Л.М. Что же тогда составляет основной вопрос философии? Может быть, отношение к его прежнему советскому пониманию?

Т.О. То, что сказал Энгельс об отношении материи и сознания, можно считать одним из основных вопросов философии, но вовсе не единственным. Я не могу применить это, скажем, к Шеллингу, который прямо пишет, что высший и основной философский вопрос – это вопрос об отношении свободы и необходимости. И смысл его философии, как и философии Фихте и во многом Гегеля, состоит в решении именно проблемы свободы и необходимости. Вопрос об отношении мышления и материи был основным скорее для материалистов, которые особо подчеркивали, что наши чувства, наше мышление – продукт физиологической организации человека. Вспомните Ламетри, Гольбаха, да и более ранние учения. Для идеалиста, который всегда рассматривает материю как внешнюю оболочку чего-то другого, как акциденцию, это взаимоотношение не представлялось столь важным.

Л.М. Но все-таки Гегель, например, четко выделял «линию материалистов».
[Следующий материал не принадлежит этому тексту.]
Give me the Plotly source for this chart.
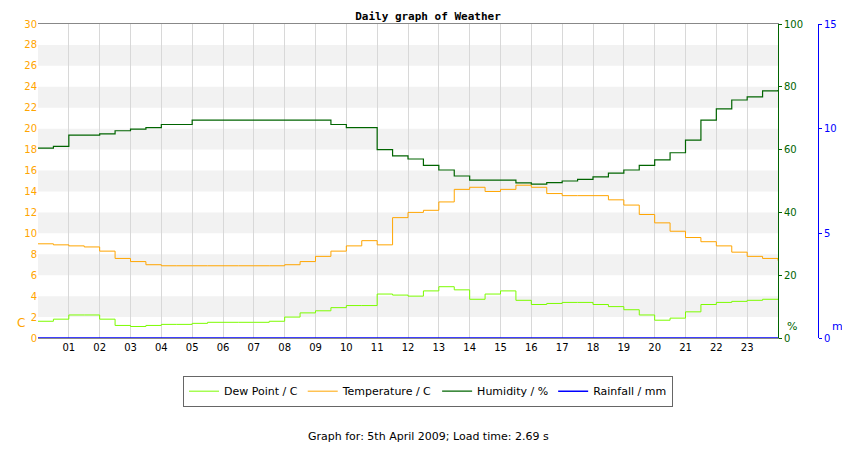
import plotly.graph_objects as go

hours = [i * 0.5 for i in range(49)]
temperature = [9.0, 8.9, 8.8, 8.7, 8.3, 7.6, 7.3, 7.0, 6.9, 6.9, 6.9, 6.9, 6.9, 6.9, 6.9, 6.9,
               7.0, 7.3, 7.8, 8.3, 8.8, 9.3, 8.9, 11.5, 12.0, 12.2, 13.0, 14.2, 14.4, 14.0,
               14.2, 14.6, 14.4, 13.8, 13.6, 13.6, 13.6, 13.2, 12.7, 11.8, 11.0, 10.2, 9.6,
               9.2, 8.8, 8.2, 7.8, 7.6, 7.4, 7.3][:49]
dewpoint = [1.6, 1.8, 2.2, 2.2, 1.8, 1.2, 1.1, 1.2, 1.3, 1.3, 1.4, 1.5, 1.5, 1.5, 1.5, 1.6,
            2.0, 2.4, 2.6, 2.9, 3.1, 3.1, 4.2, 4.1, 4.0, 4.5, 4.9, 4.6, 3.7, 4.2, 4.5, 3.6,
            3.2, 3.3, 3.4, 3.4, 3.2, 3.0, 2.7, 2.2, 1.7, 1.9, 2.5, 3.2, 3.4, 3.5, 3.6, 3.7, 3.7]
humidity = [60.5, 61, 64.6, 64.6, 65, 66, 66.5, 67, 68, 68, 69.4, 69.4, 69.4, 69.4, 69.4, 69.4,
            69.4, 69.4, 69.4, 68, 67, 67, 60, 58, 57, 55, 53.5, 51.6, 50.3, 50.3, 50.3, 49.4,
            49, 49.5, 50, 50.5, 51.3, 52.5, 53.5, 55, 56.7, 59, 63, 69.4, 73, 75.8, 76.8, 78.7, 79]
rainfall = [0.0] * 49

hour_ticks = list(range(1, 24))
hour_labels = [f"{h:02d}" for h in hour_ticks]
temp_ticks = list(range(0, 31, 2))
hum_ticks = [0, 20, 40, 60, 80, 100]
rain_ticks = [0, 5, 10, 15]

ORANGE = "#ffa500"; GREEN = "#006400"; LIME = "#7cfc00"; BLUE = "#0000ff"
F = "DejaVu Sans"

fig = go.Figure()
fig.add_trace(go.Scatter(x=hours, y=dewpoint, name="Dew Point / C", line=dict(color=LIME, width=1, shape="hv"), yaxis="y"))
fig.add_trace(go.Scatter(x=hours, y=temperature, name="Temperature / C", line=dict(color=ORANGE, width=1, shape="hv"), yaxis="y"))
fig.add_trace(go.Scatter(x=hours, y=humidity, name="Humidity / %", line=dict(color=GREEN, width=1.2, shape="hv"), yaxis="y2"))
fig.add_trace(go.Scatter(x=hours, y=rainfall, name="Rainfall / mm", line=dict(color=BLUE, width=1.5), yaxis="y3"))

shapes = []
for k in range(2, 30, 4):
    shapes.append(dict(type="rect", xref="x domain", yref="y", x0=0, x1=1, y0=k, y1=k + 2,
                       fillcolor="#f2f2f2", line_width=0, layer="below"))
fig.update_layout(
    width=850, height=450, plot_bgcolor="white", paper_bgcolor="white",
    margin=dict(l=30, r=40, t=16, b=120, autoexpand=False), shapes=shapes,
    font=dict(family=F, size=10, color="black"),
    title=dict(text="<b>Daily graph of Weather</b>", x=0.5, xref="paper", y=0.99, yanchor="top",
               font=dict(family="DejaVu Sans Mono", size=11)),
    xaxis=dict(domain=[0, 740 / 780], range=[0, 24], tickvals=hour_ticks, ticktext=hour_labels,
               showgrid=True, gridcolor="#d8d8d8", showline=True, linecolor="#888", mirror=True,
               ticks="", zeroline=False),
    yaxis=dict(range=[0, 30], tickvals=temp_ticks, tickfont=dict(color=ORANGE), showgrid=False,
               zeroline=False, showline=False, ticks=""),
    yaxis2=dict(range=[0, 100], tickvals=hum_ticks, overlaying="y", side="right", anchor="x",
                tickfont=dict(color=GREEN), showgrid=False, zeroline=False, showline=True,
                linecolor=GREEN, ticks="outside", ticklen=3, tickcolor=GREEN),
    yaxis3=dict(range=[0, 15], tickvals=rain_ticks, overlaying="y", side="right", anchor="free",
                position=1, tickfont=dict(color=BLUE), showgrid=False, zeroline=False,
                showline=True, linecolor=BLUE, ticks="outside", ticklen=3, tickcolor=BLUE),
    legend=dict(orientation="h", x=0.5, xanchor="center", y=-0.12, yanchor="top",
                bordercolor="#666", borderwidth=1, font=dict(size=11)),
    showlegend=True,
)
fig.add_annotation(text="C", xref="paper", yref="paper", x=-0.03, y=0.02, showarrow=False,
                   font=dict(color=ORANGE, size=12))
fig.add_annotation(text="%", xref="paper", yref="paper", x=0.975, y=0.01, showarrow=False,
                   font=dict(color=GREEN, size=11))
fig.add_annotation(text="mm", xref="paper", yref="paper", x=1.015, y=0.01, xanchor="left",
                   showarrow=False, font=dict(color=BLUE, size=11))
fig.add_annotation(text="Graph for: 5th April 2009; Load time: 2.69 s", xref="paper", yref="paper",
                   x=0.5, y=-0.315, yanchor="middle", showarrow=False, font=dict(size=11))
fig.write_html("out.html")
Т.О. Да, он неоднократно употребляет термин «материалист», как, впрочем, и Кант, и Христиан Вольф. Но когда он говорит о материалистах, то скорее ради конкретных замечаний, а не с целью обсуждения вопроса о том, что первично, а что вторично. Так. он даже с похвалой отзывается о французских материалистах, поскольку находит у них протест против разложившегося феодального строя и критику ложного, по его мнению, католицизма. Возьмите того же Платона. Разве у него есть постановка вопроса о том, что материя вторична? Этот вывод можно сделать, читая Платона, но его интересуют совсем другие проблемы. Да и Энгельс, надо отдать ему должное, говорит об «основном вопросе, в особенности философии Нового времени». То есть он не прямо относит его к античной и средневековой философии. Причем в достаточно осторожной формулировке: «вопрос отношения материи и сознания, или бытия и мышления». Но «бытие и мышление» – это не обязательно «материя и сознание». Скажем, для упомянутого Шеллинга бытие, конечно, первично, но оно для него духовно.